More than 250 houses near the stricken area of Yambali village in Enga province had been abandoned and about 1,250 people had been displaced, the agency said, with many taking temporary shelter with relatives and friends.

“People are using digging sticks, spades, large agricultural forks to remove the bodies buried under the soil,” Aktoprak said. The revised toll was “not solid” because it was based on the average size of families per household in the region, he said.

Papua New Guinea map

Aktoprak would not speculate on the possibility that the actual toll could be higher. “It’s difficult to say,” he told the Associated Press. “We want to be quite realistic.
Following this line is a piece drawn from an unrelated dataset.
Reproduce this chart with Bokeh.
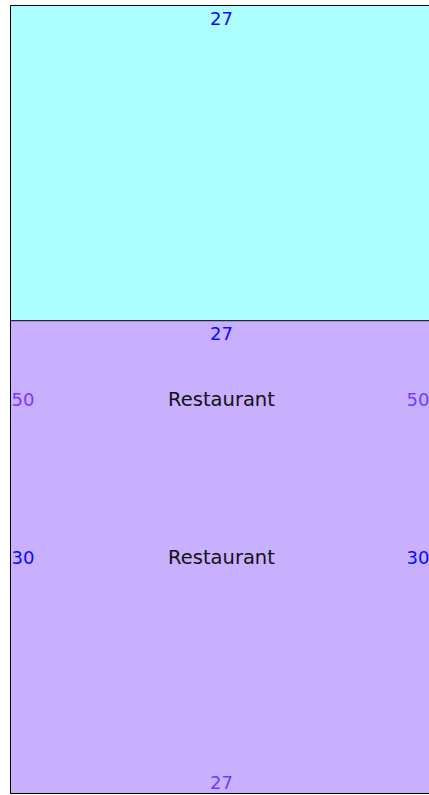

We don’t want to come up with any figures that would inflate the reality.”

Australia’s defence minister Richard Marles said there were discussions with Papua New Guinea about what assistance it needed.
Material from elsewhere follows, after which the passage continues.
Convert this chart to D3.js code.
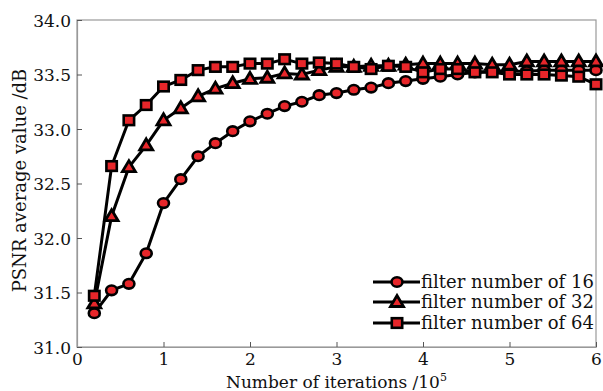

“We’ve got, obviously, airlift capacity to get people there and there may be other equipment that we can bring to bear in terms of the search and rescue,” he told ABC radio.

“And all of that we are talking through with with PNG right now…it’s just now a matter of working out exactly what we can do in the context of this occurring in a very remote part of the country.”

Rescue teams had abandoned hope of finding any more survivors under earth and rubble piled up to 8 metres deep, he said. “People are coming to terms with this so there is a serious level of grieving and mourning,” Aktoprak said.

Social media footage posted by villagers and local media teams showed people clambering over rocks, uprooted trees and mounds of dirt desperately searching for survivors. Women could be heard weeping in the background.

The IOM said a primary school, several small businesses and stalls, a guesthouse and a petrol station had also been buried.

The agency said the population of the village was relatively young and it feared that most fatalities would be children aged 15 and younger. The national government was considering whether it needed to officially request more international support.

The landslide hit a section of main road near the Porgera gold mine in a geographically remote region of the country. The only way to reach the mine and the area cut off from the rest of Enga province was by helicopter.

Army engineers were at the site but heavy equipment such as excavators required for the rescue were yet to arrive, authorities said, adding that the community may not allow use of excavators until their mourning obligations were complete.

Government authorities were establishing care and evacuation centres on safer ground on either side of the massive swath of earth, which left debris strewn across a 80 sq miles (200 sq km) zone after a limestone mountainside sheared away.

A humanitarian convoy had also started distributing bottled water, food, clothing, hygiene kits, kitchen utensils, tarpaulins, as well as personal protective equipment to the nearly 4,000 people known to be living in the affected area.

However, aid groups and local government officials have said the number is probably higher because the area is a refuge for people displaced by tribal violence nearby. At least 26 men were killed in Enga province in February in an ambush.

Eight more local men were killed in a clash between two rival clans on Saturday in a longstanding dispute, unrelated to the landslide. About 30 homes and five retail businesses were burned down in the fighting, officials said.

Soldiers were providing security for the aid convoys heading to the region and Aktoprak said he did not expect tribal combatants would target them, but noted opportunistic criminals might take advantage of the mayhem.

“This could basically end up in carjacking or robbery,” Aktoprak said. “There is not only concern for the safety and security of the personnel, but also the goods because they may use this chaos as a means to steal.”

Billy Joseph, Papua New Guinea’s defence minister, and the national disaster centre director, Laso Mana, were flying on Sunday from Port Moresby by helicopter to the provincial capital, Wabag, to see what was needed, authorities said.

The US and Australia, the island’s biggest foreign aid donor, are among several governments that have publicly stated their willingness to provide more help to the developing nation, most of whose 10 million inhabitants are subsistence farmers.